**Given data:**
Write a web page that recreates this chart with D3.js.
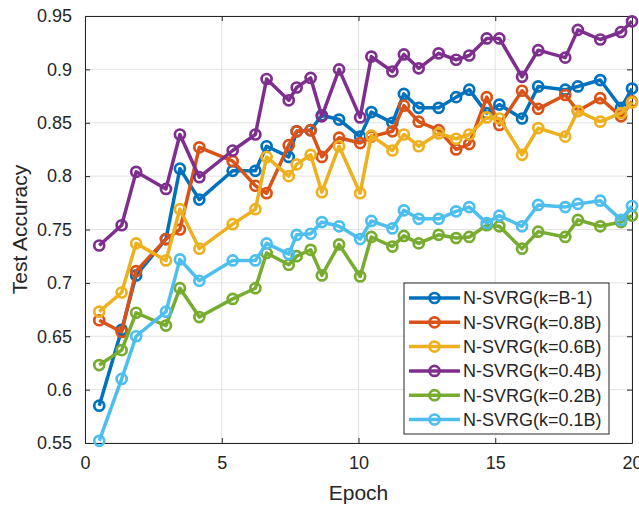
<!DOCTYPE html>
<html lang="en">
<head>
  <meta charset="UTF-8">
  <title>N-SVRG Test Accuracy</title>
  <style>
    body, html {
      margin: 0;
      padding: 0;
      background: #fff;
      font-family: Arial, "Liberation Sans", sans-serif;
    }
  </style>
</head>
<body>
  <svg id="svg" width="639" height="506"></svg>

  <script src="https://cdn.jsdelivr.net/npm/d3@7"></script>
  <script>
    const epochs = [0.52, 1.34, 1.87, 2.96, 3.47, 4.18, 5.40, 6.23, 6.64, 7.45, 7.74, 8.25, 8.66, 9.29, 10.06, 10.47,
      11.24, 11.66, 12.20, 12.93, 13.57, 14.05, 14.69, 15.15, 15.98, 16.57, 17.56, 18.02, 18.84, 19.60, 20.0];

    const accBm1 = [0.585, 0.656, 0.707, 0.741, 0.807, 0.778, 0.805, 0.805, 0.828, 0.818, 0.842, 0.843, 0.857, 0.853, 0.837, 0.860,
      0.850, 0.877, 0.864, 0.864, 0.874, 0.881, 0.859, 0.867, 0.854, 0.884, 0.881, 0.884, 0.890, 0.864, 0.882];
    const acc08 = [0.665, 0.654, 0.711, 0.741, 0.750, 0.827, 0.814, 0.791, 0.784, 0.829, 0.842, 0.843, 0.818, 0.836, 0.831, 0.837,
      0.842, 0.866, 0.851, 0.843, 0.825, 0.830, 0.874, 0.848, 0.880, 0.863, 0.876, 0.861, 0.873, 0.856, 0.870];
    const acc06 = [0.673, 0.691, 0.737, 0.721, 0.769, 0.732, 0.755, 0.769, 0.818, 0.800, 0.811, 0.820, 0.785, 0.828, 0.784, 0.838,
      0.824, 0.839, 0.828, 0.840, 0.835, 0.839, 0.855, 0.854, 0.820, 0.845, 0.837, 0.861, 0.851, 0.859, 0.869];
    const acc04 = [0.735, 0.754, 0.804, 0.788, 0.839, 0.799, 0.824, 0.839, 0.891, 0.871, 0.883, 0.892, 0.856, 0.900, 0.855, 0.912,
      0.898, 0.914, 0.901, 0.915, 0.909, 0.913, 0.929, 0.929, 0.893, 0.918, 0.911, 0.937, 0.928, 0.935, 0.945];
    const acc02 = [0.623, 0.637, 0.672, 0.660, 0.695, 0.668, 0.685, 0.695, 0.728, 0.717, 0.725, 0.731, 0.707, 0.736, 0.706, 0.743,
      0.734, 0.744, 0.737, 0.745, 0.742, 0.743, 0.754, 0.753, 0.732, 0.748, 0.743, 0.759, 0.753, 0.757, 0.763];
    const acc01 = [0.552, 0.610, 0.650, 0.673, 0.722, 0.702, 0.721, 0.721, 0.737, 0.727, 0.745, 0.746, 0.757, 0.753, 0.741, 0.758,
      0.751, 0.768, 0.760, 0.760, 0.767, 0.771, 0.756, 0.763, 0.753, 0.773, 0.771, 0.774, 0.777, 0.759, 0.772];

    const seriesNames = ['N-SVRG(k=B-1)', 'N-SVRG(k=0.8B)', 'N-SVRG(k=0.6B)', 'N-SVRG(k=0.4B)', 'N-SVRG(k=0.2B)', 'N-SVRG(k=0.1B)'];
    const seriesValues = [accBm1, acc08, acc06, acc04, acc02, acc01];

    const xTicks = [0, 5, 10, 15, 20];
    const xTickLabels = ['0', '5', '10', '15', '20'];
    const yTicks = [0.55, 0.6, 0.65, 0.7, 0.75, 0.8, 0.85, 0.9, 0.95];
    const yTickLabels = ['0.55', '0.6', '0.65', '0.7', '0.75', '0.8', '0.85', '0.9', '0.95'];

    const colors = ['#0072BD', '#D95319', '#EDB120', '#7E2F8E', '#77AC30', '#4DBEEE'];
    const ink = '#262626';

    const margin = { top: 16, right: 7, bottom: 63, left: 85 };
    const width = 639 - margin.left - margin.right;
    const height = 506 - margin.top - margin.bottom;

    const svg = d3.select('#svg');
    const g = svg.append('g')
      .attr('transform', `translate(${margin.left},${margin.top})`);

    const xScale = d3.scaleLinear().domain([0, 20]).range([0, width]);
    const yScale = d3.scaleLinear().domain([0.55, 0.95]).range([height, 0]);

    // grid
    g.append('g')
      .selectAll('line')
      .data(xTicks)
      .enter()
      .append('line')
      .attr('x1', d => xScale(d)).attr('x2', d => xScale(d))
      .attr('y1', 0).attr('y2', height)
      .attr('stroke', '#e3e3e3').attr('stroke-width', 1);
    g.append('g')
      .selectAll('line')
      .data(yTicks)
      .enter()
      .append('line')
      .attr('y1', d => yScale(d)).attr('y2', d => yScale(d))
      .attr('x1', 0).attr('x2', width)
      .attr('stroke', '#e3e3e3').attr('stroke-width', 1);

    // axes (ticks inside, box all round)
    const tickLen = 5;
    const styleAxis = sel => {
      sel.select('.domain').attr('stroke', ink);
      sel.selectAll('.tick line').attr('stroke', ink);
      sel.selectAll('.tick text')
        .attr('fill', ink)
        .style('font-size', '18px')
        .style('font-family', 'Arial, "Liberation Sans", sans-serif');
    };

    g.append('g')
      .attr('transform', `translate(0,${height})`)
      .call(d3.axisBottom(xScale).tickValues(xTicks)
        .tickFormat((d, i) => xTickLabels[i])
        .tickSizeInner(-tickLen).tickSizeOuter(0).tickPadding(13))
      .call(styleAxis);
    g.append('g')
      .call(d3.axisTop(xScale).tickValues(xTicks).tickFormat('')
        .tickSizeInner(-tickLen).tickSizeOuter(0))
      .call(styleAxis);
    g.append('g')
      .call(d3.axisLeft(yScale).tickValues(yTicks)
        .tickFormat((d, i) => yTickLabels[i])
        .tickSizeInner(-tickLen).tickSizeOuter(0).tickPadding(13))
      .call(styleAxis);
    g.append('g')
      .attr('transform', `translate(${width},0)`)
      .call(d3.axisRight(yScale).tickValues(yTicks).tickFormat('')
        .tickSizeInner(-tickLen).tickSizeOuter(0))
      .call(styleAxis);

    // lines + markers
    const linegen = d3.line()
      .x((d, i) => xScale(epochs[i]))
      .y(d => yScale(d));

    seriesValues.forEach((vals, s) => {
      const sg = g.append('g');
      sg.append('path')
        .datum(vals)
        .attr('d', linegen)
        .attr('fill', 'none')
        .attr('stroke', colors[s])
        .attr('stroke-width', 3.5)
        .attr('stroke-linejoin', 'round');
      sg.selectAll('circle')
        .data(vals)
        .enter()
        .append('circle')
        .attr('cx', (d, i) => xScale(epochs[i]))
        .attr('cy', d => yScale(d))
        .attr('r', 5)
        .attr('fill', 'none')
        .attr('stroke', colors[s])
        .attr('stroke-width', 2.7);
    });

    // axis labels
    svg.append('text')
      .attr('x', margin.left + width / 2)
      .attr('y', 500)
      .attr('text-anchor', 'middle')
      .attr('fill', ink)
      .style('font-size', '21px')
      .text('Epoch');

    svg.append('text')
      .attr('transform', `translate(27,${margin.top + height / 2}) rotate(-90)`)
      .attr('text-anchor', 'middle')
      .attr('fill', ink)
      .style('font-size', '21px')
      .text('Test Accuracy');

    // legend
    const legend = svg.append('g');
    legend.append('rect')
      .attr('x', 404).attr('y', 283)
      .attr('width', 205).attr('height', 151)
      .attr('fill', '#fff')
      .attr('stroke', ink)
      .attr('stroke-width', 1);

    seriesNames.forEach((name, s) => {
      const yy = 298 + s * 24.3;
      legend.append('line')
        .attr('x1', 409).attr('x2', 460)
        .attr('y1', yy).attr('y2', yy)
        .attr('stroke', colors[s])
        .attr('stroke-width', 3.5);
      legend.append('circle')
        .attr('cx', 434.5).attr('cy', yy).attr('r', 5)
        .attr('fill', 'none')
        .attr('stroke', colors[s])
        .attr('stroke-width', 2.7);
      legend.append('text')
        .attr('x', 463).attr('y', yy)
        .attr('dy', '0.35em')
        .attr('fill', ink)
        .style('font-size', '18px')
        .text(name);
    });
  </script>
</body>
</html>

**Exercise goal:** Pictures stay out. Print the data exactly, from its first line through the line containing "18.84, 19.60, 20.0];".

**Final result:**
Write a web page that recreates this chart with D3.js.
<!DOCTYPE html>
<html lang="en">
<head>
  <meta charset="UTF-8">
  <title>N-SVRG Test Accuracy</title>
  <style>
    body, html {
      margin: 0;
      padding: 0;
      background: #fff;
      font-family: Arial, "Liberation Sans", sans-serif;
    }
  </style>
</head>
<body>
  <svg id="svg" width="639" height="506"></svg>

  <script src="https://cdn.jsdelivr.net/npm/d3@7"></script>
  <script>
    const epochs = [0.52, 1.34, 1.87, 2.96, 3.47, 4.18, 5.40, 6.23, 6.64, 7.45, 7.74, 8.25, 8.66, 9.29, 10.06, 10.47,
      11.24, 11.66, 12.20, 12.93, 13.57, 14.05, 14.69, 15.15, 15.98, 16.57, 17.56, 18.02, 18.84, 19.60, 20.0];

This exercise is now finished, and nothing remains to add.